Приглашенные городские чиновники выступали в привычном жанре отчетов перед начальством: всё хорошее объясняли своим персональным усердием, неудачи и трудности сваливали на «отсутствие законов и общее неустройство». Александр Исаевич хмурился, но старательно строчил что-то в блокноте.
На другой день состоялась встреча с жителями города. Солженицын поставил условие: пускать всех, без всяких ограничений. Огромный зал был полон. Писателя встретили аплодисментами. А вот между собой штатные активисты не терпящих друг друга течений не смогли поладить и на вечере: захлопывали выступающих, кричали, шумели. Дошло до драки на сцене у микрофона. Александру Исаевичу пришлось вставать и растаскивать сцепившихся двух ораторов, как, наверное, в лагере, бывало, разнимал подравшихся зэков.
– Вот пример того, как мы распустились за семьдесят лет, – сказал с укоризной писатель. – Давайте же слушать и стараться понимать друг друга, чувствовать себя соотечественниками.
Немало горьких и справедливых слов сказал он в заключительной речи о нравственном состоянии нашего общества, о том, что мешает подлинному духовному и экономическому возрождению страны. Для того, чтобы понять суть воронежского выступления Солженицына, следует вспомнить атмосферу того времени, наэлектризованного острейшими политическими и идейными схватками, разрядами столкнувшихся друг с другом социально-экономических систем – старой и нарождавшейся новой, глухим недовольством народа начинавшимся криминально-олигархическим произволом, «прихватизацией» всего и вся, в том числе и самой «демократической» власти.
Возвращение Солженицына стало для ельцинского окружения нелегким испытанием. Писатель поставил несколько принципиальных условий. Он приедет – но не раньше, чем «Архипелаг ГУЛАГ» будет напечатан массовым тиражом. Он приедет – но прежде окончит «Красное Колесо», работу всей жизни, то есть «живо и бережно уберет свой урожай». Он приедет – но прежде с него должны публично снять позорное обвинение в измене.

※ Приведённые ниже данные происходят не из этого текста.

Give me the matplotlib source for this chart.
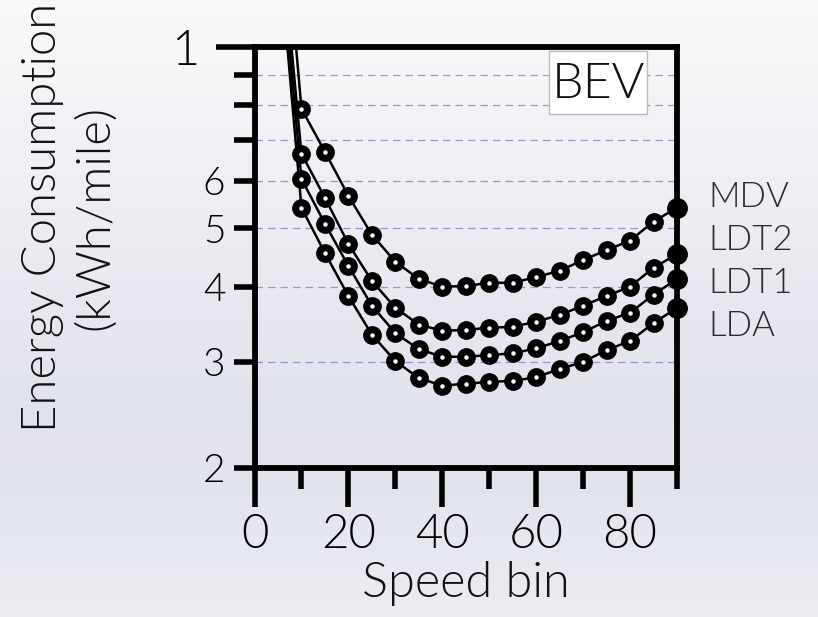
import numpy as np
import matplotlib
matplotlib.use('agg')
from matplotlib import pyplot as plt
from matplotlib import ticker
from matplotlib.patches import Rectangle

# speed bins (mph) and energy use (kWh/mile)
speed = [5, 10, 15, 20, 25, 30, 35, 40, 45, 50, 55, 60, 65, 70, 75, 80, 85, 90]
mdv = [22.0, 7.90, 6.70, 5.66, 4.88, 4.40, 4.12, 4.00, 4.01, 4.06, 4.06, 4.15, 4.25, 4.43, 4.60, 4.77, 5.13, 5.41]
ldt2 = [17.3, 6.65, 5.62, 4.71, 4.09, 3.69, 3.46, 3.38, 3.39, 3.42, 3.43, 3.50, 3.59, 3.72, 3.86, 4.00, 4.30, 4.53]
ldt1 = [16.1, 6.04, 5.09, 4.33, 3.72, 3.35, 3.15, 3.06, 3.06, 3.08, 3.10, 3.16, 3.25, 3.36, 3.51, 3.62, 3.88, 4.12]
lda = [15.1, 5.41, 4.55, 3.86, 3.33, 3.01, 2.82, 2.74, 2.76, 2.78, 2.79, 2.83, 2.92, 3.00, 3.14, 3.25, 3.48, 3.69]
series_names = ['MDV', 'LDT2', 'LDT1', 'LDA']
series = [mdv, ldt2, ldt1, lda]

x_major = [0, 20, 40, 60, 80]
x_minor = [10, 30, 50, 70, 90]
y_minor = [2, 3, 4, 5, 6, 7, 8, 9]
y_minor_labels = {2: '2', 3: '3', 4: '4', 5: '5', 6: '6'}
y_grid = [3, 4, 5, 6, 7, 8, 9]

plt.rcParams['font.family'] = ['Lato', 'DejaVu Sans']
plt.rcParams['font.weight'] = 300

W, H = 818, 617
fig = plt.figure(figsize=(W / 100, H / 100), dpi=100)

# soft grey/lavender backdrop
bg = fig.add_axes([0, 0, 1, 1], zorder=-10)
stops_y = [0.0, 0.3, 0.65, 0.8, 1.0]
stops_c = [(0.98, 0.98, 0.985), (0.935, 0.935, 0.955), (0.885, 0.89, 0.925), (0.89, 0.895, 0.93), (0.925, 0.93, 0.95)]
t = np.linspace(0, 1, 256)
grad = np.stack([np.interp(t, stops_y, [c[k] for c in stops_c]) for k in range(3)], axis=-1)
bg.imshow(grad[:, None, :], aspect='auto', extent=[0, 1, 0, 1], origin='upper')
bg.axis('off')

ax = fig.add_axes([254.5 / W, 1 - 468 / H, (677 - 254.5) / W, (468 - 47) / H])
ax.set_facecolor('none')
ax.set_yscale('log')
ax.set_xlim(0, 90)
ax.set_ylim(2, 10)

for yv in y_grid:
    ax.axhline(yv, color='#8484c0', lw=0.9, dashes=(6, 4), alpha=0.8, zorder=1)

for vals in series:
    ax.plot(speed[:-1], vals[:-1], color='black', lw=1.8, marker='o', markersize=12.5,
            markerfacecolor='black', markeredgecolor='black', zorder=3)
    ax.plot(speed[-2:], vals[-2:], color='black', lw=1.8, zorder=3)
    ax.plot(speed[1:-1], vals[1:-1], ls='none', marker='o', markersize=2.2,
            markerfacecolor='white', markeredgecolor='white', zorder=4)
    ax.plot(speed[-1], vals[-1], ls='none', marker='o', markersize=14,
            color='black', clip_on=False, zorder=6)

for side in ['left', 'right', 'top', 'bottom']:
    ax.spines[side].set_linewidth(4.2)
    ax.spines[side].set_zorder(5)

ax.xaxis.set_major_locator(ticker.FixedLocator(x_major))
ax.xaxis.set_minor_locator(ticker.FixedLocator(x_minor))
ax.xaxis.set_major_formatter(ticker.FixedFormatter([str(v) for v in x_major]))
ax.xaxis.set_minor_formatter(ticker.NullFormatter())
ax.tick_params(axis='x', which='major', direction='out', length=28, width=4, pad=5, labelsize=34, colors='black')
ax.tick_params(axis='x', which='minor', direction='out', length=15, width=4)

ax.yaxis.set_major_locator(ticker.FixedLocator([10]))
ax.yaxis.set_major_formatter(ticker.FixedFormatter(['1']))
ax.yaxis.set_minor_locator(ticker.FixedLocator(y_minor))
ax.yaxis.set_minor_formatter(ticker.FuncFormatter(lambda v, p: y_minor_labels.get(int(round(v)), '')))
ax.tick_params(axis='y', which='major', direction='out', length=28, width=4, pad=12, labelsize=35)
ax.tick_params(axis='y', which='minor', direction='out', length=15, width=4, pad=6, labelsize=28)

# BEV tag box
fig.patches.append(Rectangle((549 / W, 1 - 114 / H), 98 / W, 63 / H, transform=fig.transFigure,
                             facecolor='white', edgecolor='#bbbbbb', lw=1, zorder=7))
fig.text(598 / W, 1 - 84 / H, 'BEV', ha='center', va='center', fontsize=36, color='#111111', zorder=8)

# series names at the right edge
label_y = [197, 240, 283, 326]
for name, py in zip(series_names, label_y):
    fig.text(708 / W, 1 - py / H, name, ha='left', va='center', fontsize=25, color='#2a2a2a')

fig.text(466 / W, 1 - 583 / H, 'Speed bin', ha='center', va='center', fontsize=35, color='#111111')
fig.text(69 / W, 1 - 217 / H, 'Energy Consumption\n(kWh/mile)', rotation=90, ha='center', va='center',
         multialignment='center', fontsize=34, linespacing=1.3, color='#111111')

plt.savefig('out.png', dpi=100)
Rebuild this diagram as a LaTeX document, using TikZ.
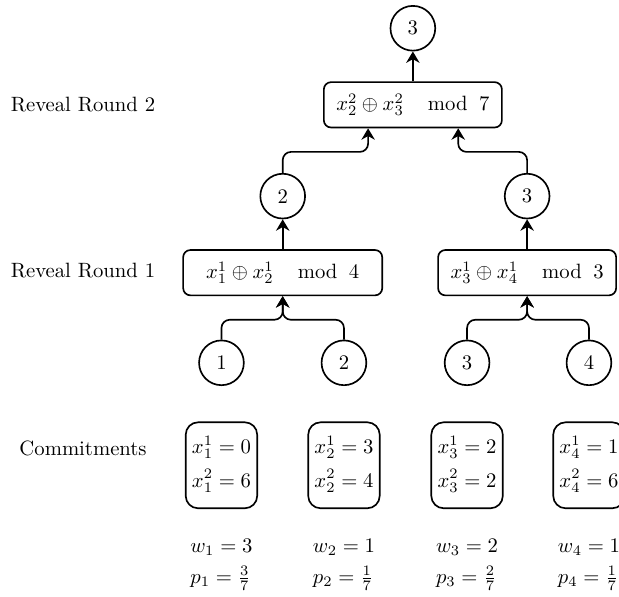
\documentclass[tikz,border=0pt]{standalone}
\usepackage{amsmath}
\usetikzlibrary{arrows.meta}
\begin{document}
\begin{tikzpicture}[
roundnode/.style={circle, draw, thick, minimum size=7.6mm, inner sep=0pt},
modnode/.style={rectangle, draw, thick, rounded corners=3.5pt, minimum height=7.7mm, inner xsep=6pt},
commitnode/.style={rectangle, draw, thick, rounded corners=6pt, minimum height=14.6mm, inner sep=3pt},
weightnode/.style={align=left, inner sep=0pt},
rowlabel/.style={inner sep=0pt},
arr/.style={-{Stealth[length=5.5pt,width=6.5pt]}, thick, rounded corners=4pt},
]
\useasboundingbox (0,0) rectangle (10.51,10.12);
%Nodes
\node[rowlabel]   (round2)  at (1.41,8.35) {Reveal Round 2};
\node[rowlabel]   (round1)  at (1.41,5.52) {Reveal Round 1};
\node[rowlabel]   (commits) at (1.41,2.51) {Commitments};

\node[roundnode]  (top)     at (7.01,9.64) {3};
\node[modnode]    (mod7)    at (7.01,8.34) {$x_2^2 \oplus x_3^2 \quad\, \mathrm{mod} \;\; 7$};
\node[roundnode]  (midl)    at (4.80,6.79) {2};
\node[roundnode]  (midr)    at (8.95,6.79) {3};
\node[modnode, minimum width=3.38cm] (mod4) at (4.80,5.49) {$x_1^1 \oplus x_2^1 \quad\, \mathrm{mod} \;\; 4$};
\node[modnode]    (mod3)    at (8.95,5.49) {$x_3^1 \oplus x_4^1 \quad\, \mathrm{mod} \;\; 3$};

\node[roundnode]  (party1)  at (3.76,3.96) {1};
\node[roundnode]  (party2)  at (5.84,3.96) {2};
\node[roundnode]  (party3)  at (7.93,3.96) {3};
\node[roundnode]  (party4)  at (10.00,3.96) {4};

\node[commitnode] (com1) at (3.76,2.22) {$\begin{aligned} x_1^1 &= 0\\ x_1^2 &= 6\end{aligned}$};
\node[commitnode] (com2) at (5.84,2.22) {$\begin{aligned} x_2^1 &= 3\\ x_2^2 &= 4\end{aligned}$};
\node[commitnode] (com3) at (7.93,2.22) {$\begin{aligned} x_3^1 &= 2\\ x_3^2 &= 2\end{aligned}$};
\node[commitnode] (com4) at (10.00,2.22) {$\begin{aligned} x_4^1 &= 1\\ x_4^2 &= 6\end{aligned}$};

\node[weightnode] (w1) at (3.76,0.53) {$w_1 = 3$\\[3pt] $p_1 = \frac{3}{7}$};
\node[weightnode] (w2) at (5.84,0.53) {$w_2 = 1$\\[3pt] $p_2 = \frac{1}{7}$};
\node[weightnode] (w3) at (7.93,0.53) {$w_3 = 2$\\[3pt] $p_3 = \frac{2}{7}$};
\node[weightnode] (w4) at (10.00,0.53) {$w_4 = 1$\\[3pt] $p_4 = \frac{1}{7}$};

%Lines
\draw[arr] (party1.north) |- ([yshift=-0.4cm]mod4.south) -- (mod4.south);
\draw[arr] (party2.north) |- ([yshift=-0.4cm]mod4.south) -- (mod4.south);
\draw[arr] (party3.north) |- ([yshift=-0.4cm]mod3.south) -- (mod3.south);
\draw[arr] (party4.north) |- ([yshift=-0.4cm]mod3.south) -- (mod3.south);
\draw[arr] (mod4.north) -- (midl.south);
\draw[arr] (mod3.north) -- (midr.south);
\draw[arr] (midl.north) |- ([xshift=-0.76cm,yshift=-0.4cm]mod7.south) -- ([xshift=-0.76cm]mod7.south);
\draw[arr] (midr.north) |- ([xshift=0.77cm,yshift=-0.4cm]mod7.south) -- ([xshift=0.77cm]mod7.south);
\draw[arr] (mod7.north) -- (top.south);
\end{tikzpicture}
\end{document}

«Солженицын показал пример несуетного поведения в момент наивысшего общественного нетерпения, и потому его физическое возвращение домой пришлось как раз вовремя: остыла горячка ожидания („приедет“, „возглавит“, „рассудит“), осталось позади опьянение гласностью, рассеялся псевдодемократический туман. На смену романтической, хмельной эпохе пришли продажность и цинизм. Самое время, чтобы заговорить о национальном самосознании, исторической памяти, моральной ответственности; самое время, чтобы начать кропотливую работу», – пишет Людмила Сараскина, автор наиболее основательной биографии нобелевского лауреата.
Однако не о «национальном самосознании» думалось новым хозяевам жизни, всякое напоминание о «моральной ответственности» было им как острый нож к горлу. Сама перспектива присутствия в стране писателя, призывавшего «Жить не по лжи!», многим отравляло существование. «Жить не по Солженицыну!» – такой «альтернативный» девиз накануне приезда писателя бросила в массы одна из столичных газет, выразив тем самым жажду «новых русских» действовать и дальше без оглядок на мораль, с правом на бесчестье, так, чтобы вокруг никто и ничто не посмело колоть глаза.